Why am I holding on to something that has already passed? Why am I holding on to the day, when it is already over? I should be rejoicing in the fact that the earlier I fall asleep, the 'sooner' a new day begins! Because a new day is a gift from God, and should be treated as such.

Why? Because I'm a fallen being in a fallen world. Because I am Israel, I keep yearning for Egypt; even when God blesses me with so much. I have fear for the future, and trouble trusting God that He will lead me to the land of milk and honey.

Well, this is all a process, right? One big thing my prayer life and new church has given me is a different perspective. And simple thinking/thoughts can lead to trouble, if your eyes aren't focused on Him.

Be intentional with your life, your thoughts. Not paying attention and losing your way can be the easiest thing in the world to do. In fact, it's just what the world wants you to do. Anything that can make you put yourself or others in front of God... that makes the world smile. And who would you rather make happy? The world, or God?
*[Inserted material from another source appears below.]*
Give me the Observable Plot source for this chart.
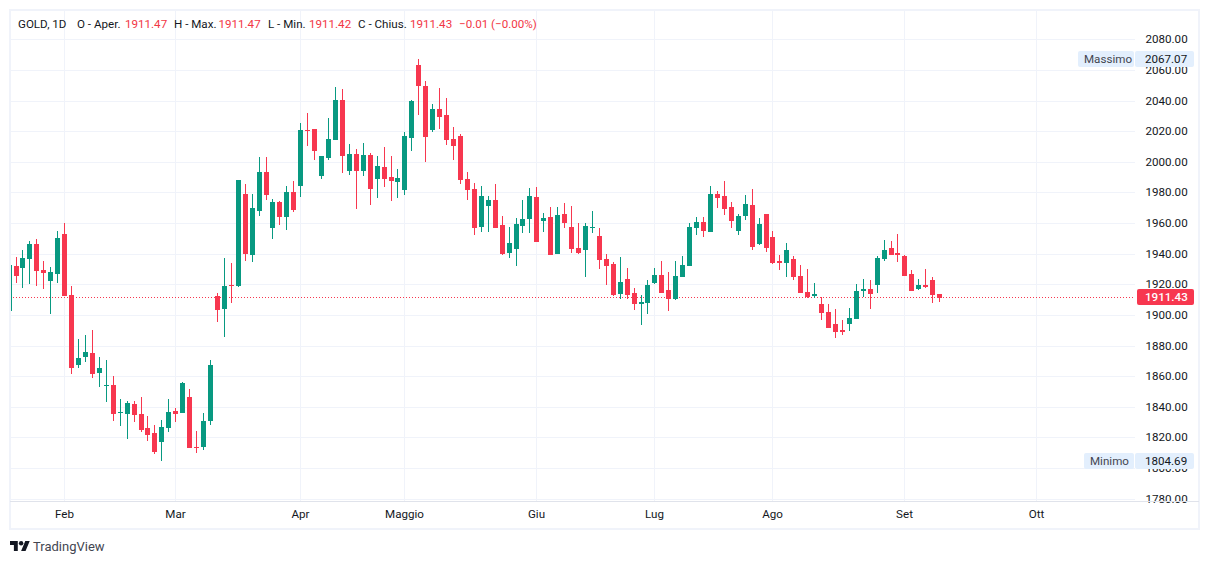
<!DOCTYPE html>
<html lang="it">
<head>
<meta charset="utf-8">
<script src="https://cdn.jsdelivr.net/npm/d3@7"></script>
<script src="https://cdn.jsdelivr.net/npm/@observablehq/plot@0.6"></script>
<style>
  html, body { margin: 0; padding: 0; background: #fff; overflow: hidden; }
  body { font-family: Roboto, sans-serif; color: #131722; }
  #stage { position: relative; width: 1209px; height: 564px; }
  #stage svg.plot { position: absolute; left: 0; top: 0; }
  .abs { position: absolute; white-space: nowrap; }
  .hdr { top: 17px; font-size: 11.6px; line-height: 15px; }
  .val { color: #f23645; }
  .tag { height: 16px; line-height: 16px; font-size: 11.6px; background: #e3effd; border-radius: 2px; box-sizing: border-box; }
</style>
</head>
<body>
<div id="stage"></div>
<script>
// Bar index is trading days from the first February session.
const firstBar = -8;
const opens = [
  1902.8,1931.9,1930.6,1936.5,1946.3,1929.3,1922.2,1926.7,
  1952.8,1913.0,1867.3,1872.5,1875.1,1862.1,1853.6,1854.2,1836.0,1835.3,1841.8,1835.3,1826.2,1822.9,1817.0,1826.2,
  1837.3,1836.0,1846.4,1813.8,1813.8,1830.7,1912.4,1903.9,1919.6,1918.9,1979.0,1939.1,1967.9,1993.3,1956.8,1973.7,1964.0,1980.3,
  1984.2,2020.8,2021.4,1990.7,2002.5,2014.2,2040.3,1994.0,2005.1,1994.0,2004.4,1988.8,1996.6,1990.1,1986.8,
  1981.6,2015.5,2063.2,2049.5,2020.8,2034.5,2030.6,2014.9,2016.8,1988.8,1982.2,1957.4,1971.1,1975.0,1958.7,1940.4,1943.1,1958.1,1962.6,
  1977.0,1961.3,1963.9,1939.8,1965.9,1957.4,1943.7,1942.4,1956.8,1951.5,1936.5,1933.3,1913.7,1923.5,1914.3,1907.1,1907.8,
  1920.9,1926.1,1916.3,1910.4,1924.8,1931.9,1956.8,1960.7,1954.1,1979.0,1977.7,1970.5,1954.8,1964.6,1971.8,1946.3,1965.9,
  1950.9,1935.2,1933.9,1936.5,1925.4,1915.0,1912.4,1907.1,1901.9,1894.1,1890.2,1894.1,1897.3,1915.6,1916.9,1919.5,1936.5,1943.7,1940.4,
  1938.5,1926.7,1916.9,1919.5,1922.8,1913.7,1911.47
];
const highs = [
  1932.6,1937.8,1942.4,1948.3,1949.6,1935.2,1931.3,1954.8,
  1960.0,1918.9,1884.3,1886.9,1890.2,1872.5,1870.6,1860.1,1845.1,1843.8,1843.8,1846.4,1834.0,1828.1,1831.4,1845.1,
  1839.2,1856.2,1851.6,1824.2,1836.0,1870.6,1914.3,1937.2,1933.9,1988.1,1985.5,1979.0,2003.1,2003.1,1975.7,1974.4,1984.2,1987.5,
  2025.3,2031.9,2021.4,2003.8,2028.6,2048.8,2047.5,2011.6,2008.3,2012.3,2005.7,2003.8,2009.7,2003.8,1995.3,
  2019.5,2040.3,2067.1,2052.8,2037.7,2048.2,2041.6,2022.7,2018.1,1993.3,1986.1,1984.2,1977.7,1985.5,1964.6,1957.4,1963.3,1975.0,1982.9,
  1983.5,1966.6,1970.5,1970.5,1973.1,1971.1,1960.0,1960.0,1967.9,1956.8,1939.8,1934.6,1937.8,1930.6,1917.6,1913.0,1922.8,
  1930.6,1935.2,1928.0,1935.2,1938.5,1960.0,1963.9,1963.9,1984.2,1980.9,1987.5,1973.7,1965.9,1978.3,1982.2,1963.3,1965.9,
  1954.8,1939.1,1947.0,1938.5,1932.6,1930.0,1920.9,1911.7,1907.1,1903.9,1896.7,1904.5,1920.2,1923.5,1922.8,1938.5,1948.9,1948.3,1952.8,
  1939.1,1929.3,1923.5,1930.0,1924.8,1913.7,1911.47
];
const lows = [
  1902.8,1920.8,1917.6,1920.2,1918.9,1916.9,1900.6,1920.8,
  1912.4,1861.4,1865.3,1869.3,1858.8,1852.9,1843.1,1830.7,1827.5,1819.0,1830.1,1823.6,1817.7,1809.2,1804.69,1823.6,
  1830.1,1836.0,1813.1,1809.8,1811.8,1828.1,1895.4,1885.6,1907.8,1918.2,1935.2,1934.6,1964.6,1975.1,1949.6,1958.7,1955.5,1967.2,
  1977.0,2010.3,2001.2,1988.8,2001.2,2014.2,1992.7,1991.4,1969.2,1990.7,1971.8,1976.4,1983.5,1974.4,1976.4,
  1978.3,2007.0,2030.6,1999.9,2019.5,2021.4,2011.0,2001.2,1985.5,1975.1,1952.2,1954.1,1954.1,1956.8,1939.1,1937.2,1931.9,1953.5,1953.5,
  1947.6,1954.1,1939.1,1939.8,1956.8,1940.4,1939.8,1924.8,1953.5,1930.0,1919.5,1912.4,1910.4,1910.4,1903.2,1893.4,1900.6,
  1920.2,1914.3,1902.6,1909.8,1924.8,1931.9,1952.2,1950.9,1954.1,1969.8,1965.2,1956.8,1952.2,1962.0,1942.4,1945.7,1941.1,
  1933.3,1929.3,1924.8,1922.8,1914.3,1911.1,1911.1,1896.7,1891.5,1884.9,1886.9,1889.5,1897.3,1911.7,1903.9,1914.3,1935.2,1939.1,1934.6,
  1925.4,1915.6,1916.3,1917.6,1907.8,1908.4,1911.42
];
const closes = [
  1932.6,1925.4,1937.2,1946.3,1928.7,1927.4,1928.0,1950.2,
  1912.4,1865.3,1871.9,1875.8,1861.4,1865.3,1854.2,1835.3,1836.6,1842.5,1834.7,1824.9,1821.6,1810.5,1826.8,1836.6,
  1835.3,1855.6,1813.1,1813.1,1830.7,1867.3,1903.2,1918.9,1918.9,1988.1,1939.8,1969.8,1993.3,1978.3,1973.7,1964.0,1980.3,1968.5,
  2020.8,2020.1,2007.0,2003.8,2014.9,2040.3,2003.8,2005.1,1994.0,2004.4,1982.2,1997.2,1988.8,1987.5,1989.4,
  2016.8,2039.7,2049.5,2016.2,2034.5,2029.2,2014.2,2010.3,1988.1,1981.6,1956.8,1977.7,1975.0,1956.8,1939.8,1947.0,1959.4,1962.6,1977.7,
  1947.6,1963.3,1939.1,1965.2,1960.0,1943.1,1940.4,1958.1,1957.4,1935.9,1931.9,1913.0,1921.5,1913.0,1907.1,1908.4,1919.5,
  1926.1,1914.3,1910.4,1925.4,1932.6,1957.4,1960.7,1954.8,1979.0,1976.4,1969.2,1961.3,1964.6,1972.4,1944.4,1959.4,1943.7,
  1933.9,1933.9,1942.4,1924.8,1914.3,1911.7,1913.7,1901.3,1891.5,1888.9,1888.9,1898.0,1915.6,1916.9,1913.7,1937.2,1942.4,1939.1,1939.1,
  1925.4,1915.6,1919.5,1918.2,1913.0,1911.1,1911.43
];
const priceTicks = [2080,2060,2040,2020,2000,1980,1960,1940,1920,1900,1880,1860,1840,1820,1800,1780];
const monthTicks = [0,16,34,49,68,85,102,121,140];
const monthLabels = ["Feb","Mar","Apr","Maggio","Giu","Lug","Ago","Set","Ott"];
const lastClose = 1911.43;
const highest = 2067.07;
const lowest = 1804.69;
const headerParts = [
  ["GOLD, 1D",18,""],["O - Aper.",77,""],["1911.47",125,"val"],
  ["H - Max.",174,""],["1911.47",218.5,"val"],
  ["L - Min.",268,""],["1911.42",309,"val"],
  ["C - Chius.",358,""],["1911.43",410,"val"],
  ["\u22120.01 (\u22120.00%)",459,"val"]
];

const upColor = "#089981", downColor = "#f7374f", gridColor = "#f0f3fa";
const bars = opens.map((o, k) => ({
  i: firstBar + k, o, h: highs[k], l: lows[k], c: closes[k],
  color: closes[k] >= o ? upColor : downColor
}));

const chart = Plot.plot({
  width: 1209, height: 530,
  marginLeft: 10, marginRight: 74, marginTop: 10, marginBottom: 29,
  style: {background: "transparent", fontFamily: "Roboto, sans-serif", fontSize: "11.6px", color: "#131722", overflow: "visible"},
  x: {domain: [-7.796, 154.2], round: true, axis: null},
  y: {domain: [1778.5, 2099.1], round: true, axis: null},
  color: {type: "identity"},
  marks: [
    Plot.gridX(monthTicks, {stroke: gridColor, strokeOpacity: 1}),
    Plot.gridY(priceTicks, {stroke: gridColor, strokeOpacity: 1}),
    Plot.ruleY([lastClose], {stroke: downColor, strokeDasharray: "1,2"}),
    Plot.ruleX(bars, {x: "i", y1: "l", y2: "h", stroke: "color", strokeWidth: 1, clip: true}),
    Plot.ruleX(bars, {x: "i", y1: "o", y2: "c", stroke: "color", strokeWidth: 5, clip: true}),
    Plot.axisY(priceTicks, {anchor: "right", tickSize: 0, tickPadding: 10, label: null, tickFormat: d3.format(".2f"), fill: "#131722"}),
    Plot.axisX(monthTicks, {anchor: "bottom", tickSize: 0, tickPadding: 8, label: null, tickFormat: d => monthLabels[monthTicks.indexOf(d)], fill: "#131722"})
  ]
});
const stage = document.getElementById("stage");
stage.appendChild(chart);

function add(text, css, cls) {
  const el = document.createElement("div");
  el.className = "abs " + (cls || "");
  el.textContent = text;
  Object.assign(el.style, css);
  stage.appendChild(el);
  return el;
}
// panel frame and time-axis divider
add("", {left: "9px", top: "9px", width: "1191px", height: "521px", border: "2px solid #f0f3fa", boxSizing: "border-box"});
add("", {left: "10px", top: "501px", width: "1189px", height: "1px", background: "#e0e3eb"});
// legend line
headerParts.forEach(([t, x, c]) => add(t, {left: x + "px"}, "hdr " + c));
// price-scale tags
const yOf = v => chart.scale("y").apply(v);
function priceTag(label, value, labelLeft) {
  const top = yOf(value) - 8 + "px";
  add(label, {left: labelLeft + "px", top, width: 1134 - labelLeft + "px", paddingLeft: "6px", color: "#434651"}, "tag");
  add(value.toFixed(2), {left: "1135px", top, width: "59px", paddingLeft: "10px"}, "tag");
}
priceTag("Massimo", highest, 1078);
priceTag("Minimo", lowest, 1084);
add(lastClose.toFixed(2), {left: "1137px", top: yOf(lastClose) - 8 + "px", width: "57px", paddingLeft: "8px", background: downColor, color: "#fff", fontWeight: 500}, "tag");
// footer brand
const logo = document.createElementNS("http://www.w3.org/2000/svg", "svg");
logo.setAttribute("viewBox", "0 4 36 18");
logo.setAttribute("width", "20");
logo.setAttribute("height", "10");
logo.style.cssText = "position:absolute;left:10px;top:541px";
logo.innerHTML = '<path fill="#131722" d="M14 22H7V11H0V4h14v18zM28 22h-8l7.5-18h8L28 22z"/><circle fill="#131722" cx="20" cy="8" r="4"/>';
stage.appendChild(logo);
add("TradingView", {left: "33px", top: "539px", fontSize: "13px", lineHeight: "16px", color: "#434651"});
</script>
</body>
</html>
11 For I know the plans I have for you," declares the LORD, "plans to prosper you and not to harm you, plans to give you hope and a future.
12 Then you will call upon me and come and pray to me, and I will listen to you. 13 You will seek me and find me when you seek me with all your heart.
14 I will be found by you," declares the LORD, "and will bring you back from captivity. [a] I will gather you from all the nations and places where I have banished you," declares the LORD, "and will bring you back to the place from which I carried you into exile."